• Prompt:
Gather all lines containing the string "React" and copy them out.

• Data shown:
* BEGIN *

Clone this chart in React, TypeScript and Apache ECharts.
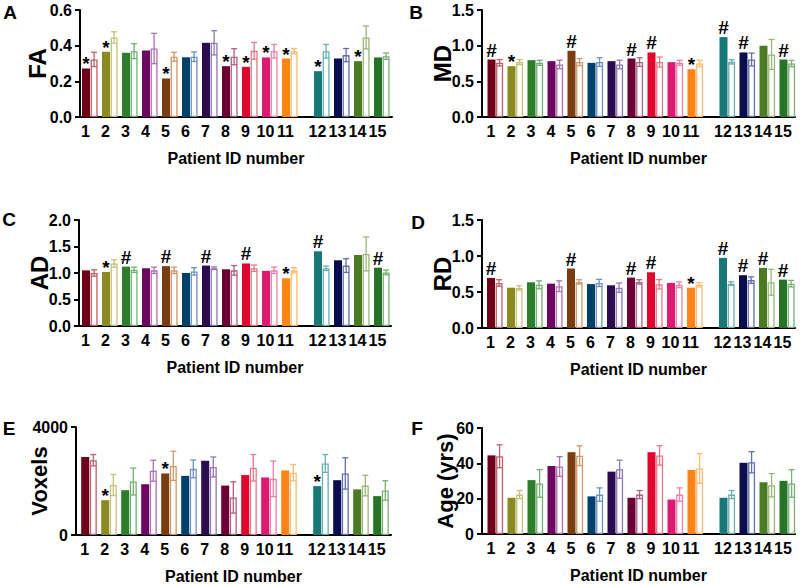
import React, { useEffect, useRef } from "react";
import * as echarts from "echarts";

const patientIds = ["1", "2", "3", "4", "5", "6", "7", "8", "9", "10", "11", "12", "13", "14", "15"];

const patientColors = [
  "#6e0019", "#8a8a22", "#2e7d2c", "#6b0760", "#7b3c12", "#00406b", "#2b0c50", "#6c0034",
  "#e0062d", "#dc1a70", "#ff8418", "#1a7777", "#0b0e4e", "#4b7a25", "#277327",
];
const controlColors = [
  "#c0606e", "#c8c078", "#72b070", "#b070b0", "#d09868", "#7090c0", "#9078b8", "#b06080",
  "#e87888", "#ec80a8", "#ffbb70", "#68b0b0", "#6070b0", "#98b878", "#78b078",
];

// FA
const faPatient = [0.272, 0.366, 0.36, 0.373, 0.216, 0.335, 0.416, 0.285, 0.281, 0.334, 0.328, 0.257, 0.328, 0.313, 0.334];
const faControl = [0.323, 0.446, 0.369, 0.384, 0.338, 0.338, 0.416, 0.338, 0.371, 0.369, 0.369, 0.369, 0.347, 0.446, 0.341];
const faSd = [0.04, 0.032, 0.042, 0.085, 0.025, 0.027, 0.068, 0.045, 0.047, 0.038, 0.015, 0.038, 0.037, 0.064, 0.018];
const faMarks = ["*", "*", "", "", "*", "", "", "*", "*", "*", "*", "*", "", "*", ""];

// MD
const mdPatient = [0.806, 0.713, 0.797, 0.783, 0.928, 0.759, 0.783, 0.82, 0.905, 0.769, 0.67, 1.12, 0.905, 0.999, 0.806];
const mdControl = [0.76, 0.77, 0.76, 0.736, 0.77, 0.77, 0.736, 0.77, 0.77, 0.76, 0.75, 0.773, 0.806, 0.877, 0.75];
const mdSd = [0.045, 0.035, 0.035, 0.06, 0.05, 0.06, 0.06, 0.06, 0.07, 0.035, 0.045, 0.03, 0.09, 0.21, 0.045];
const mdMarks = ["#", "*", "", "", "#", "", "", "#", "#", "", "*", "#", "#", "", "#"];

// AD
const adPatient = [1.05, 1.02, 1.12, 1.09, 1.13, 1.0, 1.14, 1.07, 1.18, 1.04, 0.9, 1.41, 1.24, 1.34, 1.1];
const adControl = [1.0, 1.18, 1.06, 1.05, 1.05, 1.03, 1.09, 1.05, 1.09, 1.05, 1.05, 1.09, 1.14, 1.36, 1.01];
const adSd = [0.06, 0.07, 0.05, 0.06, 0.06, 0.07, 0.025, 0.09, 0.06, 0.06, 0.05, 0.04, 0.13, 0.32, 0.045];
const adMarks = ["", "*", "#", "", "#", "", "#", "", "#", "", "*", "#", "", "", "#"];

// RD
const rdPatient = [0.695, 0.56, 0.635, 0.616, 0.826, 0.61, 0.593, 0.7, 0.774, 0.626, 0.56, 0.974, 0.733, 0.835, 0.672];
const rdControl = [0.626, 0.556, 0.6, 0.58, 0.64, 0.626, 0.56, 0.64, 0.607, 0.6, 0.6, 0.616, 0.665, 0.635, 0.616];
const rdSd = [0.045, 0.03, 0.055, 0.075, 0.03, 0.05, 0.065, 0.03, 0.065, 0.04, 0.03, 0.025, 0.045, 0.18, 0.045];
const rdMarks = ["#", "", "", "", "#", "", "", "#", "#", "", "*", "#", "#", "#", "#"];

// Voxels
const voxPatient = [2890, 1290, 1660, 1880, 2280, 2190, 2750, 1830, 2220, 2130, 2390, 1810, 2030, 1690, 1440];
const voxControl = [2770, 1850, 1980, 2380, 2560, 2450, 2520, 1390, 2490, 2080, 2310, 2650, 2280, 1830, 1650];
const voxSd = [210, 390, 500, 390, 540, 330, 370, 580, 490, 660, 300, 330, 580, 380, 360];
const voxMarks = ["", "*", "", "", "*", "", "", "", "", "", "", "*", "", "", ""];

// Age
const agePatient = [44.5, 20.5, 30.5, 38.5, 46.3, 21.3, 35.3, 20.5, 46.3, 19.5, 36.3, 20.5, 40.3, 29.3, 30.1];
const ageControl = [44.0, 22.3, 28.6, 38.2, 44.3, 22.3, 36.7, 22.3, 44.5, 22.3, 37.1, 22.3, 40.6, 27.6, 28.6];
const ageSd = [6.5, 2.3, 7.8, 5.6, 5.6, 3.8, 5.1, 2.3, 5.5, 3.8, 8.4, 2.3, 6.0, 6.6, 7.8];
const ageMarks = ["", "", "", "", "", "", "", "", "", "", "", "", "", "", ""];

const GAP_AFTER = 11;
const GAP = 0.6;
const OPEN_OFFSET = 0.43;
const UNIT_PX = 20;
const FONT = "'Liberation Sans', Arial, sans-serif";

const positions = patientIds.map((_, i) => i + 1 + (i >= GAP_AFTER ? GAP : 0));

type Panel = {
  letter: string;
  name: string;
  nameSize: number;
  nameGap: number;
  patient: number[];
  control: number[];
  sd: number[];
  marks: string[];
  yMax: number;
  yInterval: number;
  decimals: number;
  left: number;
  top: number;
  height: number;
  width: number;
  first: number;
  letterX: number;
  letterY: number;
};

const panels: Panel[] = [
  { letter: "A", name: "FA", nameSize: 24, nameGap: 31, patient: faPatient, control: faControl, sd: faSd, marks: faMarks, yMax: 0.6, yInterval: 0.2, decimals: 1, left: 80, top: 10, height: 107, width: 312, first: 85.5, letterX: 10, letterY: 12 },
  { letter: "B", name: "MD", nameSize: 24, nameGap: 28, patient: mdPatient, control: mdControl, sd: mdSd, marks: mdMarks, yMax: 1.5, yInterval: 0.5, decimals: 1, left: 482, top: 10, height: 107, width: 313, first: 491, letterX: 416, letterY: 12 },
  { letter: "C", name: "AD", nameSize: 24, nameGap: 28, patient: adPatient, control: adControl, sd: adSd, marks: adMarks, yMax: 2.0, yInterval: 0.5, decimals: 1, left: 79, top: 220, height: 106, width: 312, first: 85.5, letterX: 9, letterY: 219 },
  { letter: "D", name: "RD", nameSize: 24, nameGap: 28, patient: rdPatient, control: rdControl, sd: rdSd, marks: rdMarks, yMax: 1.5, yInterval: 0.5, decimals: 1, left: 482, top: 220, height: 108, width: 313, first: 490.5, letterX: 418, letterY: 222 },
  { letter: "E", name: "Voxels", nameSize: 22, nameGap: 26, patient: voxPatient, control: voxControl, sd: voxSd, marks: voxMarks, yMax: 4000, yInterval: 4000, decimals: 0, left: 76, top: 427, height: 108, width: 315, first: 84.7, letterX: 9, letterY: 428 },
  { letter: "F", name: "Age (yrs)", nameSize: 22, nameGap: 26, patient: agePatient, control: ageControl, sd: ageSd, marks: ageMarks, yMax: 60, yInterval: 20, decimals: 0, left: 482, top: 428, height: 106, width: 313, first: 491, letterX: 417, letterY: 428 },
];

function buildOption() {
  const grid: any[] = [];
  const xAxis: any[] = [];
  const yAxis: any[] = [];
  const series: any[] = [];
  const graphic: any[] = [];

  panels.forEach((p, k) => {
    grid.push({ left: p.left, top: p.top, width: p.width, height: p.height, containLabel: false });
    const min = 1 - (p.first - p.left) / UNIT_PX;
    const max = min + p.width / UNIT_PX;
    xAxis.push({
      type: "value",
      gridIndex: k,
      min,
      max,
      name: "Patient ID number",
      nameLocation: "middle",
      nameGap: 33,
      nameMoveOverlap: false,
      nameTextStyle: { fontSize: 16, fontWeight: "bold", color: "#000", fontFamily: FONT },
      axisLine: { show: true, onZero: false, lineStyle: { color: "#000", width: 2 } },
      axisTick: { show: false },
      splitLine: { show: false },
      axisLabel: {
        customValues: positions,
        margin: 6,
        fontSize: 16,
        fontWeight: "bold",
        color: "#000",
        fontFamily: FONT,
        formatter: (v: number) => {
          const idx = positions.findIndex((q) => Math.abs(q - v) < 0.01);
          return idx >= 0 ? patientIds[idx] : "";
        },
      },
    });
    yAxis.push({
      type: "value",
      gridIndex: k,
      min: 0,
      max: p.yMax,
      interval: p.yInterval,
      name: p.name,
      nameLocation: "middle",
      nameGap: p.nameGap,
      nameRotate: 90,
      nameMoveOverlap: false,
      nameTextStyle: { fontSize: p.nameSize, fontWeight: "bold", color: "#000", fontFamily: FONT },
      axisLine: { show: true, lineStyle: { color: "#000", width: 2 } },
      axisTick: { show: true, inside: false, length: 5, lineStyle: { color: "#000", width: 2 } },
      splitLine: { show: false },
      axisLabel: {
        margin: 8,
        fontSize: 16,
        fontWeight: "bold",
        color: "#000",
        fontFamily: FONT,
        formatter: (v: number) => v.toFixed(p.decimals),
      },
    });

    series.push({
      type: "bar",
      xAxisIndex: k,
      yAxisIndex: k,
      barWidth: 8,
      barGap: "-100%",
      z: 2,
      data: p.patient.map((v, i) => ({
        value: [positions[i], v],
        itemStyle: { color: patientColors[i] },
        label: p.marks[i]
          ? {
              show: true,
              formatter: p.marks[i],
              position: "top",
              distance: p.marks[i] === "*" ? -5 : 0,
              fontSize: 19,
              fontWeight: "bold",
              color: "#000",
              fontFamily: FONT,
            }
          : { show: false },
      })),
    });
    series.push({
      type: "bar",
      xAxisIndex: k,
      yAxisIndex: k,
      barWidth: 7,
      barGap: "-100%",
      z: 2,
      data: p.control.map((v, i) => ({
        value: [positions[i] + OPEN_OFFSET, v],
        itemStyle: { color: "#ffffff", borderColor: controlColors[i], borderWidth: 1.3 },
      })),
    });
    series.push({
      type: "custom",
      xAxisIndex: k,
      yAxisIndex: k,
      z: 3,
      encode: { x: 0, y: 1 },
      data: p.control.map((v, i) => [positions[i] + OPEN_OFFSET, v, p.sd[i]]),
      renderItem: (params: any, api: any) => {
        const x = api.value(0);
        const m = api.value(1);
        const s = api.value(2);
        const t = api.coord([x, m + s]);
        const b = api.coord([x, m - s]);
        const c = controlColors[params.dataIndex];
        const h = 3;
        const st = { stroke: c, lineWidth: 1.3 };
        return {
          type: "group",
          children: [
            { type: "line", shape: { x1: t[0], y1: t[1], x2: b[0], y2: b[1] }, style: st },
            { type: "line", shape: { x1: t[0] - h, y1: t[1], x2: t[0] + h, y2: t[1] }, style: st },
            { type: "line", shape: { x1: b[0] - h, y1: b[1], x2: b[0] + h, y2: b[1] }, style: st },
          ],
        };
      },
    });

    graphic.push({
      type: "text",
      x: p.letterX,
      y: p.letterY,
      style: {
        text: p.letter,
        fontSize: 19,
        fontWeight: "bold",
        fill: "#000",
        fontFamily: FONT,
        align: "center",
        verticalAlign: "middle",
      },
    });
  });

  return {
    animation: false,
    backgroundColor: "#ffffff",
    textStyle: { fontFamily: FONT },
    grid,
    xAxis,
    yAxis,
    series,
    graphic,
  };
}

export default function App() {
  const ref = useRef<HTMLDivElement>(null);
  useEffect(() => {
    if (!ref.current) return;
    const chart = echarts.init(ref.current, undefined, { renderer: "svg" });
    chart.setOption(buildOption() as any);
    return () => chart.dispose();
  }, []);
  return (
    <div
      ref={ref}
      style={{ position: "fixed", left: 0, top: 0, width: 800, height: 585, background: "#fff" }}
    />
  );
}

* END *
* BEGIN *

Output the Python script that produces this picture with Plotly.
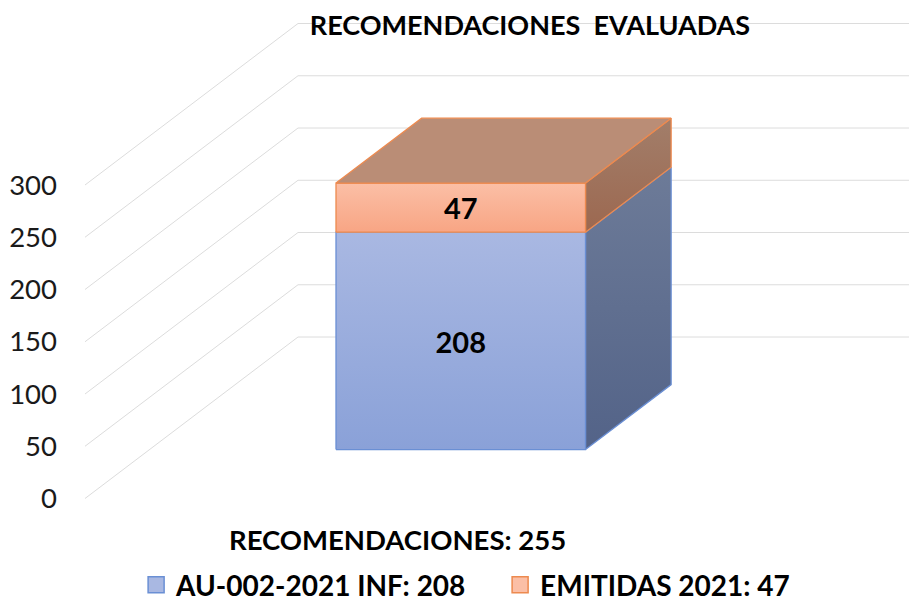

* END *

• The completed task:
Clone this chart in React, TypeScript and Apache ECharts.
import React, { useEffect, useRef } from "react";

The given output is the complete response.